Diane, you spoke about how you guys have seen a lot of events from using AI tools for content and idea generation. Talk to us about what that process looks like. And if possible, if you can share any non obvious wins that you’ve seen,
Diane:
I think that when using AI tools there’s the simple ways that we choose to use them where I think it’s like just fixing creative ad text just slightly and populate this five times, I think that’s the good way of using it. But then feeding it the information that you already have, like we have 27 different categories, for example like science, history, politics, things like that, feeding that kind of information. Now give me different ad text with this information.
And take that to another level, just doing the visualization, whether you’re doing an image, or whether you’re doing a motion ad, or a video. I think it’s easy enough when we use AI and we’re just like, “hey, give me a woman who is in a hallway.” We all know that doesn’t work very well. It’s a struggle, and the eyes are all weird.
But I think the more you’re using these tools you should give better input, for example – so this is my best creative. I put this one in, and now I just want you to change the background color. I just want you to apply it for a older generation, or I want you to make this person look slightly older, slightly younger.

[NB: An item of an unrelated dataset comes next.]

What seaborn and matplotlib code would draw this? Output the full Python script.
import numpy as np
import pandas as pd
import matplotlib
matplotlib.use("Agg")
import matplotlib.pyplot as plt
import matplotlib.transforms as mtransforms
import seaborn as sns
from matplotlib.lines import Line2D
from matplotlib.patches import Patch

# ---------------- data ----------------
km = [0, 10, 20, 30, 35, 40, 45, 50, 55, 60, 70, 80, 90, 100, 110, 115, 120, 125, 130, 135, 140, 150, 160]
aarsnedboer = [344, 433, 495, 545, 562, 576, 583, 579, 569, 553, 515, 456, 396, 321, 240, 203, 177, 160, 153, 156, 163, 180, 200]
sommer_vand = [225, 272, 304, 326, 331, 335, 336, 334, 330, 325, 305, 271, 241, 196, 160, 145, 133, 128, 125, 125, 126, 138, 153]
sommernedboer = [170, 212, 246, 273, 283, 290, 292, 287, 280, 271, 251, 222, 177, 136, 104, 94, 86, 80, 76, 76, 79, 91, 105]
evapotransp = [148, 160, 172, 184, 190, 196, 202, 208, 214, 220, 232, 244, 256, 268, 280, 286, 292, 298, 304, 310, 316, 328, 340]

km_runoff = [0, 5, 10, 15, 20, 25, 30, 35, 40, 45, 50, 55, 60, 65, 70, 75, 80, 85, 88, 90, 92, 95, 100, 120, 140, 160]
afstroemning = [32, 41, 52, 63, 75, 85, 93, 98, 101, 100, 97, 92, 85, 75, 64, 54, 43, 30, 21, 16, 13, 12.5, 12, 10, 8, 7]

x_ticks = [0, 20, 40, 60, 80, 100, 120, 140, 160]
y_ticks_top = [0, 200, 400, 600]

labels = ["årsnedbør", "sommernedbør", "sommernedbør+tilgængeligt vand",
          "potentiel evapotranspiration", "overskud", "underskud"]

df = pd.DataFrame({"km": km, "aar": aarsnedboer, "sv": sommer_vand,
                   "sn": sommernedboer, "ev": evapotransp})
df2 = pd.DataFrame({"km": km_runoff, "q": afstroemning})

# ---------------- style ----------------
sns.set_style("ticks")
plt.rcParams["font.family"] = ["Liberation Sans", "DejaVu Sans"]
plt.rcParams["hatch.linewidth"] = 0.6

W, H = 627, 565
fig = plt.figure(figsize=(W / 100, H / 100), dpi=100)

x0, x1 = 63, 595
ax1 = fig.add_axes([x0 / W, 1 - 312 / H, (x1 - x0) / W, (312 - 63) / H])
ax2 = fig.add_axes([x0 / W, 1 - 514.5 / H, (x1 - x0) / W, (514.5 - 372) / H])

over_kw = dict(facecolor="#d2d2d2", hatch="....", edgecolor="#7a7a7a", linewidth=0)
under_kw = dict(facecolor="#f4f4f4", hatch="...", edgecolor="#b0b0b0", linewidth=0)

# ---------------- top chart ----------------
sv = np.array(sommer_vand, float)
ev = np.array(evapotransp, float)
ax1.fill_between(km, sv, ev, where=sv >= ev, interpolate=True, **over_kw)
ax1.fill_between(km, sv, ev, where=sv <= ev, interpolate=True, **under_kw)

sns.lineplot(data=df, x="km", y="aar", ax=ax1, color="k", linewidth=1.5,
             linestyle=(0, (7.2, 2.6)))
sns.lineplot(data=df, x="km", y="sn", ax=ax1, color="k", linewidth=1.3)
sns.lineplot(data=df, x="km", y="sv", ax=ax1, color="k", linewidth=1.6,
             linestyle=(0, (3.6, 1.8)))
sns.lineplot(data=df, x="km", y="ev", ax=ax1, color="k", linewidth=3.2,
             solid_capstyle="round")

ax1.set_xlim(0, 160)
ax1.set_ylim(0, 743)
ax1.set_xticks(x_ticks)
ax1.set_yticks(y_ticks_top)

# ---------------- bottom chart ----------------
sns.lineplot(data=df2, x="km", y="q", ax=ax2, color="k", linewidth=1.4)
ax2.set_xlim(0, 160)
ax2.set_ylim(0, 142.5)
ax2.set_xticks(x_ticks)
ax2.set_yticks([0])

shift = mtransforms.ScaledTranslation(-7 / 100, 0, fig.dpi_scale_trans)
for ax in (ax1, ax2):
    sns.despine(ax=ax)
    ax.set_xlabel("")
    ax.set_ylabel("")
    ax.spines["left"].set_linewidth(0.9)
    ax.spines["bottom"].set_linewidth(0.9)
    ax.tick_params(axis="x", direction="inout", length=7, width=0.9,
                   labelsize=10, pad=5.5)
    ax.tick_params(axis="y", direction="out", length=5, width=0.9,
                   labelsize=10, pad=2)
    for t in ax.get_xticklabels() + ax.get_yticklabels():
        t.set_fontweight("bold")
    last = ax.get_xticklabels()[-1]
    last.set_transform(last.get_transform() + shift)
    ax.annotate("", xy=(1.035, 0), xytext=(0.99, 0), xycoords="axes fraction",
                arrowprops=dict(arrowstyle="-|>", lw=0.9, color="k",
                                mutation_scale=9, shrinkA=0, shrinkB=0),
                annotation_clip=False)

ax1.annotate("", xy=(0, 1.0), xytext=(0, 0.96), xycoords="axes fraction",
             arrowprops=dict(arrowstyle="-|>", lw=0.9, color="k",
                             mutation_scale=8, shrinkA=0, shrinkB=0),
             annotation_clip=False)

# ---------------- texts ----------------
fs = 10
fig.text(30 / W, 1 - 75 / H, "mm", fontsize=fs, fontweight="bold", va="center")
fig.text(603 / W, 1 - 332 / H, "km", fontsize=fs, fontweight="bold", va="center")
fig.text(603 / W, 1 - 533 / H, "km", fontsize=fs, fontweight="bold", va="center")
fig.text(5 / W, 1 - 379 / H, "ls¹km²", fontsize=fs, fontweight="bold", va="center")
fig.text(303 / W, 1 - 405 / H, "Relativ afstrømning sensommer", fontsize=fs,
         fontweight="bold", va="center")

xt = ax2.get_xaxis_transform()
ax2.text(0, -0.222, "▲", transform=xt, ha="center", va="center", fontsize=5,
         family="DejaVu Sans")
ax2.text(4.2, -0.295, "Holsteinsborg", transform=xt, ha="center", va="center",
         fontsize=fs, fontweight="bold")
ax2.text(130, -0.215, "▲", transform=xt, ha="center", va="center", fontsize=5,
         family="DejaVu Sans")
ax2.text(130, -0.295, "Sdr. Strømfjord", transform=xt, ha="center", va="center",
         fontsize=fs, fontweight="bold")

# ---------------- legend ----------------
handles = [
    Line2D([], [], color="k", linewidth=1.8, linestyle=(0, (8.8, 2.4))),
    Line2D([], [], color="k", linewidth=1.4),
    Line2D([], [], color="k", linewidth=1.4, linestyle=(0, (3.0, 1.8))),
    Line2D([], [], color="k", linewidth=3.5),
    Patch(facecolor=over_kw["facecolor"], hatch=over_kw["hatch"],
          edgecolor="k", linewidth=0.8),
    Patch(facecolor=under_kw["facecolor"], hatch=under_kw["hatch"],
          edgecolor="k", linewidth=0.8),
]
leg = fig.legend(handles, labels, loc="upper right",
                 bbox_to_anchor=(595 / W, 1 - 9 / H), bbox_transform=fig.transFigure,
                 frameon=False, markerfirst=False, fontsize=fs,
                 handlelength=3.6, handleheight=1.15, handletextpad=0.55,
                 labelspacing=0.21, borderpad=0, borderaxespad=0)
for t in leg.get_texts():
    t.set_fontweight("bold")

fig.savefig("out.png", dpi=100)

We all know that that is the best way to test is to have the very minor changes. And that I think is something that we’ve definitely learned, and we are capitalizing on more and more.
Shamanth:
Yeah, it ties into what Gaurav said in terms of using your own secret sauce. Somebody I know described this very well. They’re like, in any AI tool if you input garbage, you’re going to get garbage. You are the secret ingredient, and if you don’t put you into the input, it’s just not going to be helpful or effective.
Katya, are you able to speak to any of the ways you’re using AI tools on your team across the funnel?
Ekaterina:
We tried stuff at the top of the funnel for tweaking the copy, double checking the copies a very nice use case especially if you have non-native speakers like this really helps us avoid a lot of mistakes. Also, we used AI to add voiceover to some of our video creatives together with like we also designed an animation.

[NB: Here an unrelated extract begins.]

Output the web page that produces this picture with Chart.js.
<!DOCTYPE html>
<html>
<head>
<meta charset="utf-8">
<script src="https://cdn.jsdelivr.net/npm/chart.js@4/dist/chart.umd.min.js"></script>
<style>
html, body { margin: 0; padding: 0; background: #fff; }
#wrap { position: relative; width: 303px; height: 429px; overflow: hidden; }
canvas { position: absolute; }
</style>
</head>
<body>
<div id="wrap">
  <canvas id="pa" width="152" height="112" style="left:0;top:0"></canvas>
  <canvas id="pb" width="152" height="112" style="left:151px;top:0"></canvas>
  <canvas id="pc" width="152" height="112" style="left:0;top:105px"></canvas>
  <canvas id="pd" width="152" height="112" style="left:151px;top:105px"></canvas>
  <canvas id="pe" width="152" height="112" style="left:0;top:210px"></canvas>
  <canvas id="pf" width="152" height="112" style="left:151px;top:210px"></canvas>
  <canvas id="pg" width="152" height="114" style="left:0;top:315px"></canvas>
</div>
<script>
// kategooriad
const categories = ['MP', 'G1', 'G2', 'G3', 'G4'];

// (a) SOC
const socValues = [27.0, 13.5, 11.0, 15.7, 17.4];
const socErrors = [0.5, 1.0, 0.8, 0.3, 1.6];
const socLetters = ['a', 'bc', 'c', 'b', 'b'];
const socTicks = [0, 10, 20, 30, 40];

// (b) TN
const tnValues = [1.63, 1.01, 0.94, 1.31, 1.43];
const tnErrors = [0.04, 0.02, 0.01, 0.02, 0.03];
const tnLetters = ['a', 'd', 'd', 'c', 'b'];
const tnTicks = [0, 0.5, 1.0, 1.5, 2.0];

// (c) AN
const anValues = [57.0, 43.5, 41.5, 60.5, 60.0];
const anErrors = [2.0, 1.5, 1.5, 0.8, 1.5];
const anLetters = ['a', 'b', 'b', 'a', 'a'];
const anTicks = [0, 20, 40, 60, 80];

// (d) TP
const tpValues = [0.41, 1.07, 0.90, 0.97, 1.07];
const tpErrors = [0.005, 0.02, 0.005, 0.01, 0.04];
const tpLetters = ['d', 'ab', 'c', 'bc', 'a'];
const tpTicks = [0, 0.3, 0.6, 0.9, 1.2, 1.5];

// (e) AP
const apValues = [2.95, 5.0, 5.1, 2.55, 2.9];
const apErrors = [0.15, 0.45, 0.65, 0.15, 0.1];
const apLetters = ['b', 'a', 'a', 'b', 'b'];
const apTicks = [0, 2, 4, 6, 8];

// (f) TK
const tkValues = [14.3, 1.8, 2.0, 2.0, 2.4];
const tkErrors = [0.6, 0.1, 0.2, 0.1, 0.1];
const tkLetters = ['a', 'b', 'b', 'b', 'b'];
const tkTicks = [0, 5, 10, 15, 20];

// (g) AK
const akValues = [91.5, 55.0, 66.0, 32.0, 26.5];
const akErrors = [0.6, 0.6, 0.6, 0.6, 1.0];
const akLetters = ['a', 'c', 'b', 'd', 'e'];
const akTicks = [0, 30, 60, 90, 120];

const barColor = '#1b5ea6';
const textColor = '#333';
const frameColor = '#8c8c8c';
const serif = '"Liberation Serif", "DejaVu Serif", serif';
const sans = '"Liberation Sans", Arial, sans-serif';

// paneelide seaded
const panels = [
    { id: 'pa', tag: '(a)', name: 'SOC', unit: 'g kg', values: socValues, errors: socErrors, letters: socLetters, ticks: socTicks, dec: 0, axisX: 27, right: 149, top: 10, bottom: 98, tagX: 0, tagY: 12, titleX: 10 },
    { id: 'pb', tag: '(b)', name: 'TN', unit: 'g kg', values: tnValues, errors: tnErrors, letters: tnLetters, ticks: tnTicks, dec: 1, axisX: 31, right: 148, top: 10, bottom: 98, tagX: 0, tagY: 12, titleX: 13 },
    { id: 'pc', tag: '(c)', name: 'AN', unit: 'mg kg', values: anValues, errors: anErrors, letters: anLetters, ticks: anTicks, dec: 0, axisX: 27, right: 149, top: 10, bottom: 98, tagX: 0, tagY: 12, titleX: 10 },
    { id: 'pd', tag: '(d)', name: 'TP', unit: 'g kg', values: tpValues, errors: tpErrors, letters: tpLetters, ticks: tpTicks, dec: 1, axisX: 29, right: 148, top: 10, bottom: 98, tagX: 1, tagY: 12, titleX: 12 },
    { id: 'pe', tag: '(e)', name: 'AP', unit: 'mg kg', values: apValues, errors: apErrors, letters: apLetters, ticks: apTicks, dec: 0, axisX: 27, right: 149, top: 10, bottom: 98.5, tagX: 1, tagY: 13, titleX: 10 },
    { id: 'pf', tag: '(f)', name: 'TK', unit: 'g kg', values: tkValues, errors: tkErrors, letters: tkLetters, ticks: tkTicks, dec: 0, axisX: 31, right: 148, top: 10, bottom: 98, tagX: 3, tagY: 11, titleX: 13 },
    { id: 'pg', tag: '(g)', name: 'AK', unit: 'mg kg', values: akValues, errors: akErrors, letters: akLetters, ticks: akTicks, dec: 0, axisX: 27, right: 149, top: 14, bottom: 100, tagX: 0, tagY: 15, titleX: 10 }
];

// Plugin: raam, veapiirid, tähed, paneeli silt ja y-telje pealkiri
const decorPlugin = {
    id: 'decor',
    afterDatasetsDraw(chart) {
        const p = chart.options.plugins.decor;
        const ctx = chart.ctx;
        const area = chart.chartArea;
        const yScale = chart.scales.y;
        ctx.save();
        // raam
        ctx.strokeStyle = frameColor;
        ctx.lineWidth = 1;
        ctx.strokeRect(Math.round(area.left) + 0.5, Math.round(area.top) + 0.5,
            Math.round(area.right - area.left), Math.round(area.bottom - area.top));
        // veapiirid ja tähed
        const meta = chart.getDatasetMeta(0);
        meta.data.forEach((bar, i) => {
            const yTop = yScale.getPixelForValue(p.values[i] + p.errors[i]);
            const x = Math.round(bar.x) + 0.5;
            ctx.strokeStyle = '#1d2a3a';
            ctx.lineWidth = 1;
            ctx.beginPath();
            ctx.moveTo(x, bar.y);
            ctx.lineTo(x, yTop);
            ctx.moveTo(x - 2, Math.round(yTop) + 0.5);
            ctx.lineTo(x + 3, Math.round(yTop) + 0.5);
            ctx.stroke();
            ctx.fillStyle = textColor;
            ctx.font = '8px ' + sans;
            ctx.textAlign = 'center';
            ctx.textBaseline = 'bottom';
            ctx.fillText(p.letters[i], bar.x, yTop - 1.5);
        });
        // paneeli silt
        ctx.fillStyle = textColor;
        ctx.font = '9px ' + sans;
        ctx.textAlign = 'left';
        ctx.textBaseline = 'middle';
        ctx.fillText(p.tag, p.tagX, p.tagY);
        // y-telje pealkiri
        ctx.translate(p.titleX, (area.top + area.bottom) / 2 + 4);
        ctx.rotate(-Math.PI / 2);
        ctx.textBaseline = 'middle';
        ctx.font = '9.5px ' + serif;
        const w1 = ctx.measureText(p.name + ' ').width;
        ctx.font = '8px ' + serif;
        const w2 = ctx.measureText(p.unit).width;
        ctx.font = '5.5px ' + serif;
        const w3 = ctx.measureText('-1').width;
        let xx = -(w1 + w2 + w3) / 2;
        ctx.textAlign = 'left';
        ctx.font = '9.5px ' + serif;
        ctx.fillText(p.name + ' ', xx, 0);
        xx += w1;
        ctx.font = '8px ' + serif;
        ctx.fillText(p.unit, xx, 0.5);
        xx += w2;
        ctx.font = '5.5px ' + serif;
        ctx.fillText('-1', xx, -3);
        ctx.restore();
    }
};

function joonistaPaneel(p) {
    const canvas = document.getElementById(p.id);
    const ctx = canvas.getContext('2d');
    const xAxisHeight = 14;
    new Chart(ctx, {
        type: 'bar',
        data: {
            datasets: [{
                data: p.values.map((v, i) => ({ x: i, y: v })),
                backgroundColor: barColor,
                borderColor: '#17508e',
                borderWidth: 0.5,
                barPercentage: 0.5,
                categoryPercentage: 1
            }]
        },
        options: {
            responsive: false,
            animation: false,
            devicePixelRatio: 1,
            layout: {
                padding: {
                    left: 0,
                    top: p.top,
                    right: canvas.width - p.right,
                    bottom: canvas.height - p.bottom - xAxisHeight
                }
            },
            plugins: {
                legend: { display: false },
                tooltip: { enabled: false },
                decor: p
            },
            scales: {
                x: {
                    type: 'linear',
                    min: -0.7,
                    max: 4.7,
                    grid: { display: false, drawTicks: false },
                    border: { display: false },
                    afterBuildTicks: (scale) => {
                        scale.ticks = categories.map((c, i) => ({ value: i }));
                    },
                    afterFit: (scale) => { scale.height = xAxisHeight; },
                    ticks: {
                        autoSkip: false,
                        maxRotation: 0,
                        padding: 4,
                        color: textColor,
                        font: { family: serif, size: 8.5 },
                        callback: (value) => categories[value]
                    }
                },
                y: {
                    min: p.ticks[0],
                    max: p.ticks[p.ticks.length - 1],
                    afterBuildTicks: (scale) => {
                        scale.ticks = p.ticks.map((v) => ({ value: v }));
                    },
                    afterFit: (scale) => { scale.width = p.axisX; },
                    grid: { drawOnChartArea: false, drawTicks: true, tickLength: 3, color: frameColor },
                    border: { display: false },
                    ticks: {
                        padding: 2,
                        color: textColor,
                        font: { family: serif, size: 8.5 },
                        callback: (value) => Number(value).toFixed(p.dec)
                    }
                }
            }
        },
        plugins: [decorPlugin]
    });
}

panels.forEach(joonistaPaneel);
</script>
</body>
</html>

To my surprise, this worked well. I did not expect to see a change in click through rates, but it happened. It worked quite well. Speaking of the use cases, our CEO, Johannes actually created a version of the bot which is trained on our internal style guide and on our internal communication so when you create some new piece of content whether it’s for the app store or for the ads, you can run a quick check, and it will give you advice on how you can fix it. For example, to avoid the use of emojis, or some other some other types of input. So this has been quite helpful for us at the top of the funnel.
Shamanth:
I know we are almost coming up on time. So let’s do a quick rapid fire round of questions. Since AI is very top of mind for everyone, what are some non obvious strategies you’ve used for AI tools or a non obvious tool that you have used. Gaurav, let’s start with you.
Gaurav:
In terms of applications which we have, Microsoft Designer has been working quite well, which I personally use. It’s a very good alternative to Canva and I love using it. I don’t need to bug my creative team to make this small change. I can do it by myself with simple prompts and it works.
Nataliia
I use AI when I need to write a long email saying no in a polite way.
Ekaterina
I would still say using it for voicing over our creatives was a non-obvious, but interesting win.
Diane
I would double down on that. When I have a really detailed thing that I know so much about and I want to give an update to the company, I will say – please condense this into two sentences.
Even as a native English speaker, that can improve and make it more readable for everybody else.
Shamanth
I think that we are very close to time. So thank you so much for the amazing insights and inputs today. Thank you everyone for being a part of the first live recording of the Mobile User Acquisition Show.